The birds and flowers are then enhanced with fancy machine stitches.
The quilt in 70×70
The quilt does not have a traditional binding, but has a knife edge with facing to the back.
The quilt was then hand quilted to finish.
Watch for faeries that “kidnap good looking men and women, stealing them away to the Otherworld realm where pain and suffering are unknown, and music and feasting the perennial occupations. On moonlit night in open spaces mortal captives may be seen dancing with faeries….” Juliette Wood
I’m fascinated by ancient art, especially the designs used by the Celts. This is adapted from a 4th century BC stone carving. The central design is hand appliqued onto a single piece of multicolor commercial batik. All the fabric is commercially made batiks. The designs in the corners are adapted from 1st century BC spiral designs
This one is “Lakenheath”
This is “Brentford”
This is an unprovenanced spiral
And the last one is “Cornalaragh”
The quilting is done by outline quilting the designs and echo quilting around the patterns.

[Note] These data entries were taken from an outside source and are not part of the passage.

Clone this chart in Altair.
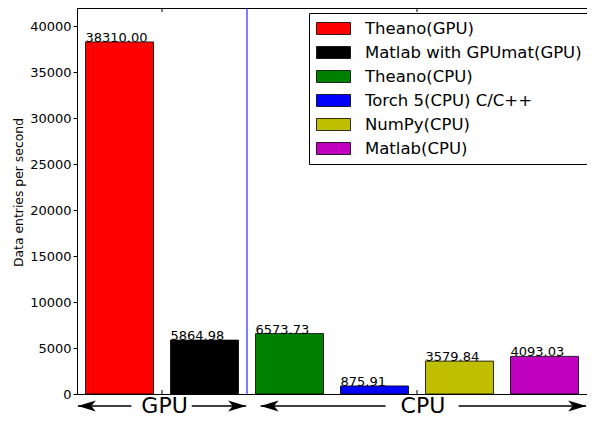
import altair as alt
import pandas as pd

# ---- data ----
names = ["Theano(GPU)", "Matlab with GPUmat(GPU)", "Theano(CPU)",
         "Torch 5(CPU) C/C++", "NumPy(CPU)", "Matlab(CPU)"]
values = [38310.00, 5864.98, 6573.73, 875.91, 3579.84, 4093.03]
positions = [0, 1, 2, 3, 4, 5]
colors = ["#ff0000", "#000000", "#008000", "#0000ff", "#bfbf00", "#bf00bf"]
y_ticks = [0, 5000, 10000, 15000, 20000, 25000, 30000, 35000, 40000]
x_ticks = [0.5, 3.5]
divider = [1.5]
group_labels = ["GPU", "CPU"]
group_centers = [0.53, 3.57]
arrow_tails = [0.14, 0.85, 3.13, 3.99]
arrow_tips = [-0.49, 1.49, 1.66, 5.49]
arrow_dirs = ["left", "right", "left", "right"]

# ---- layout / style ----
W, H = 510, 386
XDOM = [-0.5, 5.5]
YDOM = [0, 42000]
BAR_W = 0.8
FONT = "DejaVu Sans"
# legend swatch: 34x12 px with symbolSize 256 (r = 8 px)
RECT_PATH = "M-1,-0.75L3.25,-0.75L3.25,0.75L-1,0.75Z"
LEFT_HEAD = "M0,0L2,-0.62L1.5,0L2,0.62Z"
RIGHT_HEAD = "M0,0L-2,-0.62L-1.5,0L-2,0.62Z"
ANNOT_Y = H + 12

bars_df = pd.DataFrame({"name": names, "value": values, "pos": positions})
bars_df["left"] = bars_df["pos"] - BAR_W / 2
bars_df["right"] = bars_df["pos"] + BAR_W / 2
bars_df["base"] = 0
bars_df["label"] = [f"{v:.2f}" for v in values]

xscale = alt.Scale(domain=XDOM, nice=False, zero=False)
yscale = alt.Scale(domain=YDOM, nice=False)
xaxis = alt.Axis(labels=False, ticks=False, title=None, grid=False, domain=False)

bars = alt.Chart(bars_df).mark_bar(stroke="black", strokeWidth=0.8).encode(
    x=alt.X("left:Q", scale=xscale, axis=xaxis, title=None),
    x2="right:Q",
    y=alt.Y("value:Q", scale=yscale,
            axis=alt.Axis(values=y_ticks, format="d", labelFontSize=13,
                          tickSize=4, labelPadding=2,
                          title="Data entries per second", titleFontSize=12.4,
                          titleFontWeight="normal", titlePadding=4,
                          titleY=184, grid=False)),
    y2="base:Q",
    color=alt.Color("name:N", scale=alt.Scale(domain=names, range=colors),
                    title=None,
                    legend=alt.Legend(orient="none", legendX=232, legendY=5,
                                      symbolType=RECT_PATH, symbolSize=256,
                                      symbolStrokeColor="black",
                                      symbolStrokeWidth=0.8,
                                      labelFontSize=16.5, labelFont=FONT,
                                      labelColor="black", labelOffset=32,
                                      rowPadding=7, padding=7,
                                      labelLimit=400)),
)

labels = alt.Chart(bars_df).mark_text(align="left", baseline="alphabetic",
                                      fontSize=13, font=FONT, color="black").encode(
    x=alt.X("left:Q", scale=xscale, axis=xaxis, title=None),
    y=alt.Y("value:Q", scale=yscale),
    text="label:N",
)

vline = alt.Chart(pd.DataFrame({"x": divider})).mark_rule(color="blue", strokeWidth=1).encode(
    x=alt.X("x:Q", scale=xscale, axis=xaxis, title=None),
)

ticks_df = pd.DataFrame({"x": x_ticks})
bottom_ticks = alt.Chart(ticks_df).mark_rule(color="black").encode(
    x=alt.X("x:Q", scale=xscale, axis=xaxis, title=None),
    y=alt.value(H), y2=alt.value(H - 4),
)
top_ticks = alt.Chart(ticks_df).mark_rule(color="black").encode(
    x=alt.X("x:Q", scale=xscale, axis=xaxis, title=None),
    y=alt.value(0), y2=alt.value(4),
)

arrows_df = pd.DataFrame({"tail": arrow_tails, "tip": arrow_tips, "dir": arrow_dirs})
arrow_lines = alt.Chart(arrows_df).mark_rule(color="black", strokeWidth=1.4).encode(
    x=alt.X("tail:Q", scale=xscale, axis=xaxis, title=None),
    x2="tip:Q",
    y=alt.value(ANNOT_Y),
)
arrow_heads = alt.Chart(arrows_df).mark_point(filled=True, color="black", opacity=1,
                                              size=324, strokeWidth=0).encode(
    x=alt.X("tip:Q", scale=xscale, axis=xaxis, title=None),
    y=alt.value(ANNOT_Y),
    shape=alt.Shape("dir:N", scale=alt.Scale(domain=["left", "right"],
                                             range=[LEFT_HEAD, RIGHT_HEAD]),
                    legend=None),
)

groups_df = pd.DataFrame({"label": group_labels, "center": group_centers})
group_text = alt.Chart(groups_df).mark_text(fontSize=22, font=FONT, color="black",
                                            align="center", baseline="middle").encode(
    x=alt.X("center:Q", scale=xscale, axis=xaxis, title=None),
    y=alt.value(ANNOT_Y),
    text="label:N",
)

chart = alt.layer(bars, labels, vline, bottom_ticks, top_ticks,
                  arrow_lines, arrow_heads, group_text).properties(
    width=W, height=H,
    autosize=alt.AutoSizeParams(type="none"),
    padding={"left": 69, "top": 0, "right": 0, "bottom": 26},
).configure_view(stroke="black", strokeWidth=1).configure_axis(
    labelFont=FONT, titleFont=FONT, labelColor="black", titleColor="black",
    domainColor="black", tickColor="black",
).configure_legend(strokeColor="black", fillColor="white", cornerRadius=0)

chart.save("out.html", embed_options={"renderer": "svg", "actions": False})
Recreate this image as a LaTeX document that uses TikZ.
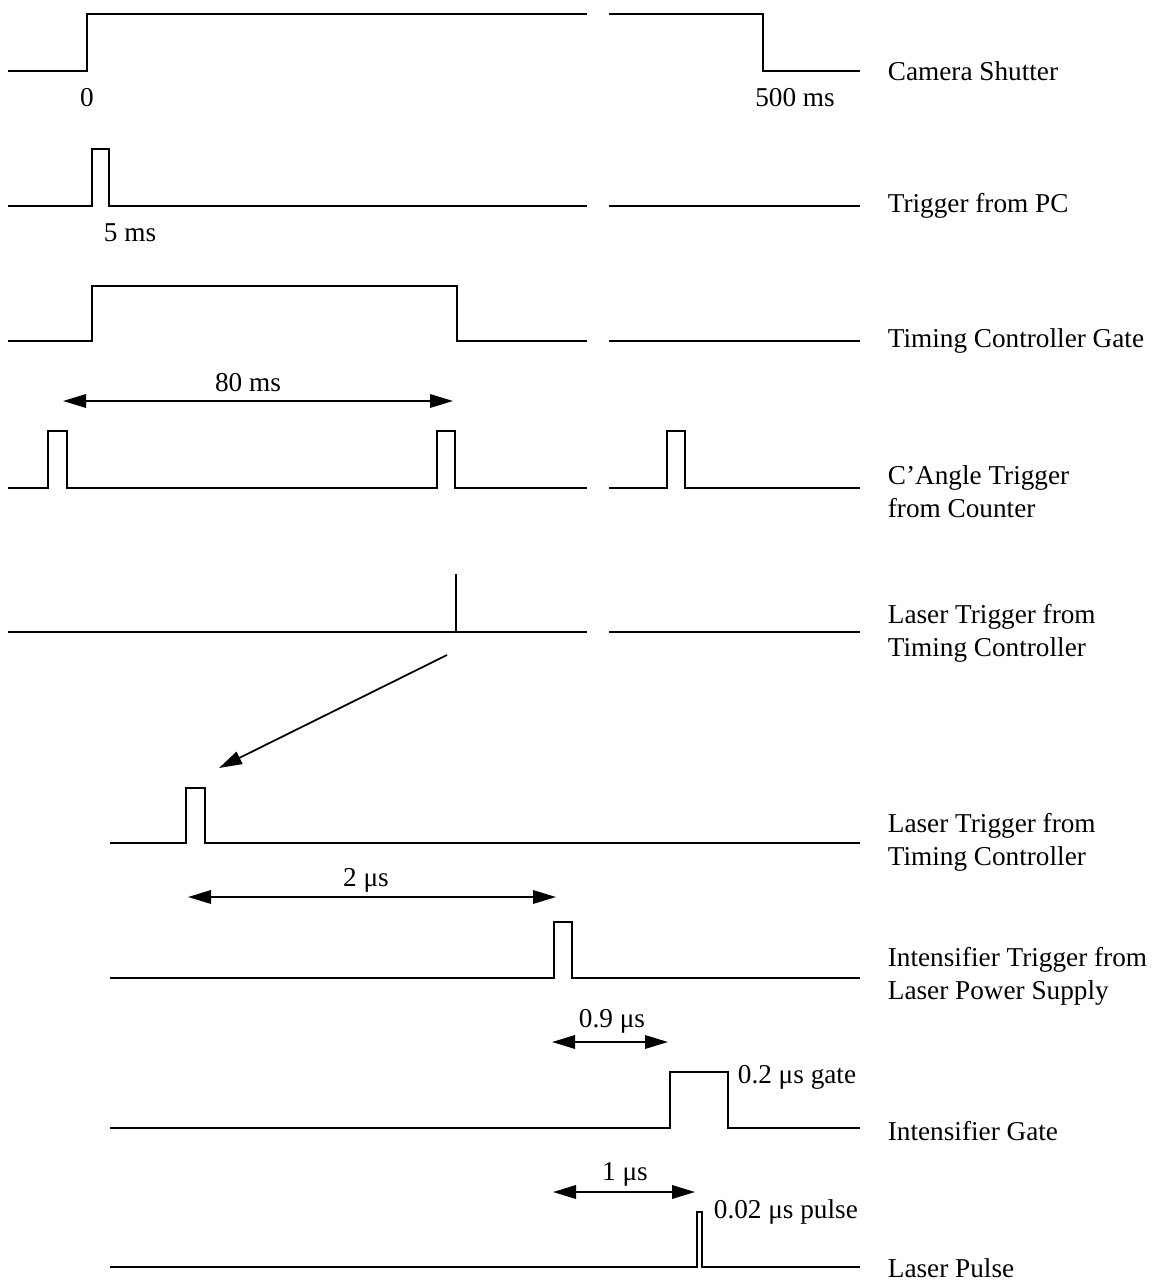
\documentclass[tikz,border=0pt]{standalone}
\usepackage{fontspec}
\setmainfont{Liberation Serif}
\usetikzlibrary{arrows.meta, positioning}

\begin{document}
\begin{tikzpicture}[x=0.2mm, y=-0.2mm, line width=1pt, line join=miter,
    font=\fontsize{15.5pt}{18.7pt}\selectfont,
    dim/.style={{Triangle[length=4.6mm,width=2.7mm]}-{Triangle[length=4.6mm,width=2.7mm]}},
    pointer/.style={-{Triangle[length=4.6mm,width=2.7mm]}},
    sigtext/.style={anchor=west, inner sep=0pt, align=left},
    marktext/.style={inner sep=0pt}]
    \useasboundingbox (0,0) rectangle (1157,1282);

    % Camera Shutter
    \draw (8,71) -- (87,71) -- (87,14) -- (587,14);
    \draw (609,14) -- (763,14) -- (763,71) -- (860,71);
    \node[sigtext] (camera) at (887,71) {Camera Shutter};
    \node[marktext] (tzero) at (87,98) {0};
    \node[marktext] (tend) at (795,98) {500 ms};

    % Trigger from PC
    \draw (8,206) -- (92,206) -- (92,149) -- (109,149) -- (109,206) -- (587,206);
    \node[sigtext] (pc) at (887,206) {Trigger from PC};
    \node[marktext] (tfive) at (130,233) {5 ms};

    % Timing Controller Gate
    \draw (8,341) -- (92,341) -- (92,286) -- (457,286) -- (457,341) -- (587,341);
    \node[sigtext] (gate) at (887,341) {Timing Controller Gate};

    % rechte Teilstücke (nach der Unterbrechung)
    \foreach \y in {206,341,632} {
        \draw (609,\y) -- (860,\y);
    }

    % 80 ms
    \coordinate (eightyL) at (63,401);
    \coordinate (eightyR) at (453,401);
    \draw[dim] (eightyL) -- (eightyR);
    \node[marktext] (eighty) at (248,383) {80 ms};

    % C'Angle Trigger from Counter
    \draw (8,488) -- (48,488) -- (48,431) -- (67,431) -- (67,488)
        -- (437,488) -- (437,431) -- (455,431) -- (455,488) -- (587,488);
    \draw (609,488) -- (667,488) -- (667,431) -- (685,431) -- (685,488) -- (860,488);
    \node[sigtext] (cangle) at (887,492) {C'Angle Trigger\\from Counter};

    % Laser Trigger from Timing Controller
    \draw (8,632) -- (587,632);
    \draw (456,632) -- (456,574);
    \node[sigtext] (lasertrig) at (887,633) {Laser Trigger from\\Timing Controller};

    % Vergrößerung
    \coordinate (zoomA) at (447,655);
    \coordinate (zoomB) at (219,768);
    \draw[pointer] (zoomA) -- (zoomB);

    % Laser Trigger from Timing Controller (gedehnt)
    \draw (110,843) -- (186,843) -- (186,788) -- (205,788) -- (205,843) -- (860,843);
    \node[sigtext] (lasertrigB) at (887,842) {Laser Trigger from\\Timing Controller};

    % 2 mus
    \coordinate (twoL) at (188,897);
    \coordinate (twoR) at (556,897);
    \draw[dim] (twoL) -- (twoR);
    \node[marktext] (two) at (366,880) {2 μs};

    % Intensifier Trigger from Laser Power Supply
    \draw (110,978) -- (554,978) -- (554,922) -- (572,922) -- (572,978) -- (860,978);
    \node[sigtext] (inttrig) at (887,976) {Intensifier Trigger from\\Laser Power Supply};

    % 0.9 mus
    \coordinate (nineL) at (552,1042);
    \coordinate (nineR) at (668,1042);
    \draw[dim] (nineL) -- (nineR);
    \node[marktext] (nine) at (612,1021) {0.9 μs};

    % Intensifier Gate
    \draw (110,1128) -- (670,1128) -- (670,1072) -- (728,1072) -- (728,1128) -- (860,1128);
    \node[sigtext] (intgate) at (887,1131) {Intensifier Gate};
    \node[sigtext] (gatewidth) at (737,1077) {0.2 μs gate};

    % 1 mus
    \coordinate (oneL) at (553,1192);
    \coordinate (oneR) at (695,1192);
    \draw[dim] (oneL) -- (oneR);
    \node[marktext] (one) at (625,1174) {1 μs};

    % Laser Pulse
    \draw (110,1267) -- (697,1267) -- (697,1212) -- (702,1212) -- (702,1267) -- (860,1267);
    \node[sigtext] (pulse) at (887,1268) {Laser Pulse};
    \node[sigtext] (pulsewidth) at (713,1212) {0.02 μs pulse};
\end{tikzpicture}
\end{document}
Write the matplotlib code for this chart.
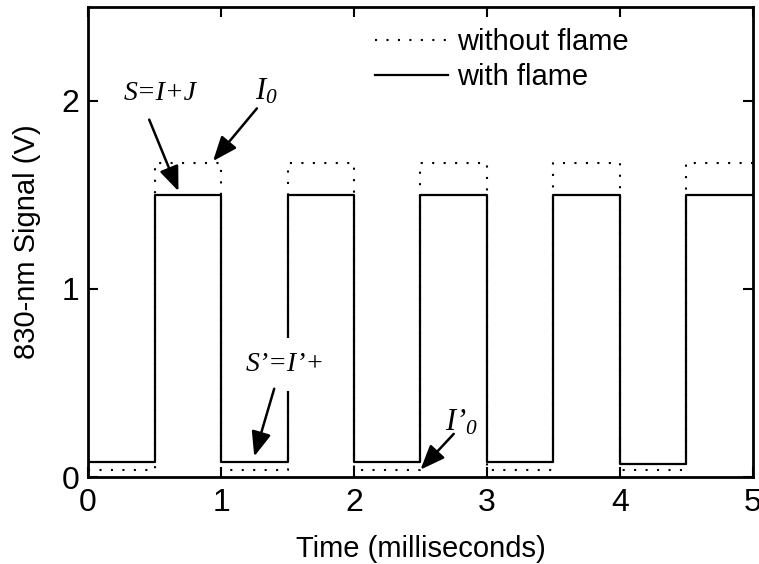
import matplotlib
matplotlib.use("Agg")
import matplotlib.pyplot as plt

plt.rcParams['font.family'] = ['Liberation Sans', 'DejaVu Sans']
plt.rcParams['mathtext.fontset'] = 'custom'
plt.rcParams['mathtext.it'] = 'Liberation Serif:italic'
plt.rcParams['mathtext.rm'] = 'Liberation Serif:italic'

# square-wave transition times (ms) and levels (V)
edge_times = [0.0, 0.5, 1.0, 1.5, 2.0, 2.5, 3.0, 3.5, 4.0, 4.5, 5.0]
with_flame = [0.08, 1.50, 0.08, 1.50, 0.08, 1.50, 0.08, 1.50, 0.07, 1.50, 1.50]
without_flame = [0.04, 1.67, 0.04, 1.67, 0.04, 1.67, 0.04, 1.67, 0.04, 1.67, 1.67]

fig = plt.figure(figsize=(7.59, 5.64), dpi=100)
ax = fig.add_axes([0.116, 0.154, 0.876, 0.834])

ax.step(edge_times, without_flame, where='post', color='black', linestyle=(0, (1, 4.5)),
        linewidth=1.5, label='without flame')
ax.step(edge_times, with_flame, where='post', color='black', linestyle='-',
        linewidth=1.6, label='with flame')

ax.set_xlim(0, 5)
ax.set_ylim(0, 2.5)
ax.set_xticks([0, 1, 2, 3, 4, 5])
ax.set_yticks([0, 1, 2])
ax.tick_params(direction='in', length=7, width=1.5, labelsize=23, top=True, right=True)
ax.tick_params(axis='x', pad=8)
ax.tick_params(axis='y', pad=6)
for s in ax.spines.values():
    s.set_linewidth(2)

ax.set_xlabel('Time (milliseconds)', fontsize=21, labelpad=12)
ax.set_ylabel('830-nm Signal (V)', fontsize=21, labelpad=15)

serif = dict(family='Liberation Serif', style='italic', fontsize=20, ha='center', va='center')
arrow = dict(arrowstyle='-|>,head_length=0.75,head_width=0.3', color='black', lw=1.8,
             mutation_scale=20, shrinkA=0, shrinkB=0)

ax.text(0.54, 2.04, 'S=I+J', **serif)
ax.annotate('', xy=(0.68, 1.52), xytext=(0.46, 1.90), arrowprops=arrow)

ax.text(1.34, 2.05, r'$I_0$', fontsize=22, ha='center', va='center')
ax.annotate('', xy=(0.94, 1.68), xytext=(1.27, 1.96), arrowprops=arrow)

ax.text(1.48, 0.60, 'S’=I’+', zorder=5,
        bbox=dict(fc='white', ec='none', pad=10), **serif)
ax.annotate('', xy=(1.25, 0.11), xytext=(1.40, 0.47), arrowprops=arrow, zorder=6)

ax.text(2.81, 0.29, r'$I{’}_0$', fontsize=22, ha='center', va='center')
ax.annotate('', xy=(2.50, 0.04), xytext=(2.75, 0.23), arrowprops=arrow)

ax.legend(loc='upper left', bbox_to_anchor=(0.432, 0.955), frameon=False, fontsize=21,
          handlelength=2.5, handletextpad=0.3, labelspacing=0.25, borderpad=0,
          borderaxespad=0)

fig.savefig('out.png', dpi=100)
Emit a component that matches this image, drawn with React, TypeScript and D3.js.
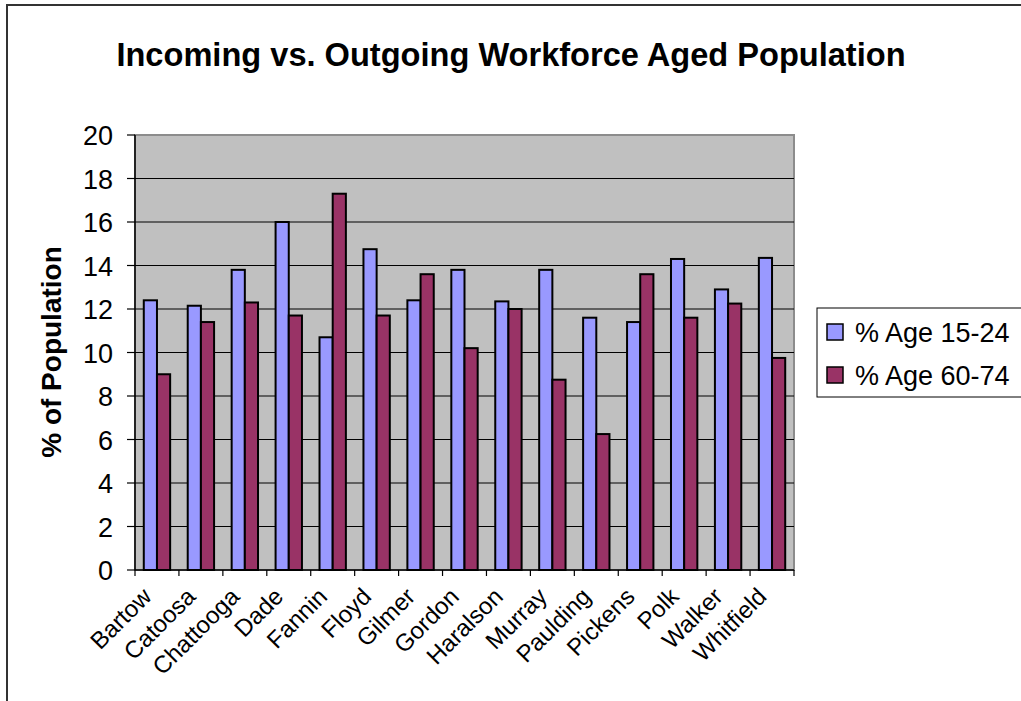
import React from "react";
import * as d3 from "d3";

const counties = [
  "Bartow", "Catoosa", "Chattooga", "Dade", "Fannin", "Floyd", "Gilmer", "Gordon",
  "Haralson", "Murray", "Paulding", "Pickens", "Polk", "Walker", "Whitfield",
];
const age15to24 = [12.4, 12.15, 13.8, 16.0, 10.7, 14.75, 12.4, 13.8, 12.35, 13.8, 11.6, 11.4, 14.3, 12.9, 14.35];
const age60to74 = [9.0, 11.4, 12.3, 11.7, 17.3, 11.7, 13.6, 10.2, 12.0, 8.75, 6.25, 13.6, 11.6, 12.25, 9.75];
const yTicks = [0, 2, 4, 6, 8, 10, 12, 14, 16, 18, 20];
const seriesNames = ["% Age 15-24", "% Age 60-74"];
const seriesColors = ["#9999FF", "#993366"];

const W = 1021;
const H = 701;
const FONT = "'Liberation Sans', Arial, sans-serif";

export default function App() {
  const plot = { left: 135, right: 794, top: 135, bottom: 570 };
  const x = d3.scaleBand<string>().domain(counties).range([plot.left, plot.right]).padding(0);
  const y = d3.scaleLinear().domain([0, 20]).range([plot.bottom, plot.top]);
  const bw = x.bandwidth() * 0.3;
  const series = [age15to24, age60to74];

  return (
    <div style={{ position: "absolute", left: 0, top: 0 }}>
      <svg width={W} height={H} style={{ display: "block", background: "#fff" }} fontFamily={FONT}>
        {/* chart frame */}
        <rect x={7} y={5} width={W + 20} height={H + 20} fill="#fff" stroke="#333" strokeWidth={2} />

        <text x={511} y={66} textAnchor="middle" fontSize={32.6} fontWeight="bold" fill="#000">
          Incoming vs. Outgoing Workforce Aged Population
        </text>

        {/* plot area */}
        <rect
          x={plot.left}
          y={plot.top}
          width={plot.right - plot.left}
          height={plot.bottom - plot.top}
          fill="#C0C0C0"
          stroke="#8c8c8c"
          strokeWidth={2}
        />
        {yTicks.filter((t) => t > 0 && t < 20).map((t) => (
          <line key={t} x1={plot.left} x2={plot.right} y1={y(t)} y2={y(t)} stroke="#000" strokeWidth={1.2} />
        ))}

        {/* bars */}
        {counties.map((c, i) => {
          const cx = (x(c) as number) + x.bandwidth() / 2;
          return series.map((vals, s) => (
            <rect
              key={c + s}
              x={cx - bw + s * bw}
              y={y(vals[i])}
              width={bw}
              height={y(0) - y(vals[i])}
              fill={seriesColors[s]}
              stroke="#000"
              strokeWidth={2}
            />
          ));
        })}

        {/* y axis */}
        <line x1={plot.left} x2={plot.left} y1={plot.top} y2={plot.bottom} stroke="#000" strokeWidth={1.5} />
        {yTicks.map((t) => (
          <g key={t}>
            <line x1={plot.left - 8} x2={plot.left} y1={y(t)} y2={y(t)} stroke="#000" strokeWidth={1.2} />
            <text x={113} y={y(t) + 10} textAnchor="end" fontSize={27} fill="#000">
              {t}
            </text>
          </g>
        ))}
        <text
          transform={`translate(61,352) rotate(-90)`}
          textAnchor="middle"
          fontSize={28}
          fontWeight="bold"
          fill="#000"
        >
          % of Population
        </text>

        {/* x axis */}
        <line x1={plot.left} x2={plot.right} y1={plot.bottom} y2={plot.bottom} stroke="#000" strokeWidth={1.5} />
        {[...counties.map((c) => x(c) as number), plot.right].map((px, i) => (
          <line key={i} x1={px} x2={px} y1={plot.bottom} y2={plot.bottom + 6} stroke="#000" strokeWidth={1.2} />
        ))}
        {counties.map((c) => {
          const cx = (x(c) as number) + x.bandwidth() / 2;
          return (
            <text
              key={c}
              transform={`translate(${cx - 4},${plot.bottom + 28}) rotate(-45)`}
              textAnchor="end"
              fontSize={24}
              fill="#000"
            >
              {c}
            </text>
          );
        })}

        {/* legend */}
        <rect x={817} y={308} width={220} height={89} fill="#fff" stroke="#000" strokeWidth={1} />
        {seriesNames.map((n, i) => (
          <g key={n} transform={`translate(827,${332 + i * 43})`}>
            <rect x={0} y={-8} width={16} height={16} fill={seriesColors[i]} stroke="#000" strokeWidth={1.5} />
            <text x={28} y={10} fontSize={27} fill="#000">
              {n}
            </text>
          </g>
        ))}
      </svg>
    </div>
  );
}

The quilt is about 58X58 inches. I used an 80/20 Winline batting and used Superior King Tut variegated threads for quilting.
Sometimes the best way to learn a lesson isn’t just hearing the words, but putting it into practice by experimenting with it and finding its truth for yourself instead of taking someone else’s word for it.”
― A.J. Darkholme, Rise of the Morningstar
I’ve been away for awhile- – – Life calling….
I found this wonderful square, designed by Laura Wheeler and published in the ‘Cincinnati Enquirer’ in the 1930’s. It’s called ‘Hidden Flower’. I really wanted to see how it fit together and how it assembled. So by digging in my stash, I came up with some possibilities and put together a couple of Blocks.
The quarter circles were large enough to add some machine and hand appliquéd highlights. Now to translate this into materials for which I actually have enough yardage. . . .
The piece is 26×52″. It looks like the color is draining out of the bottom. Haven’t decided on a name. Any suggestions?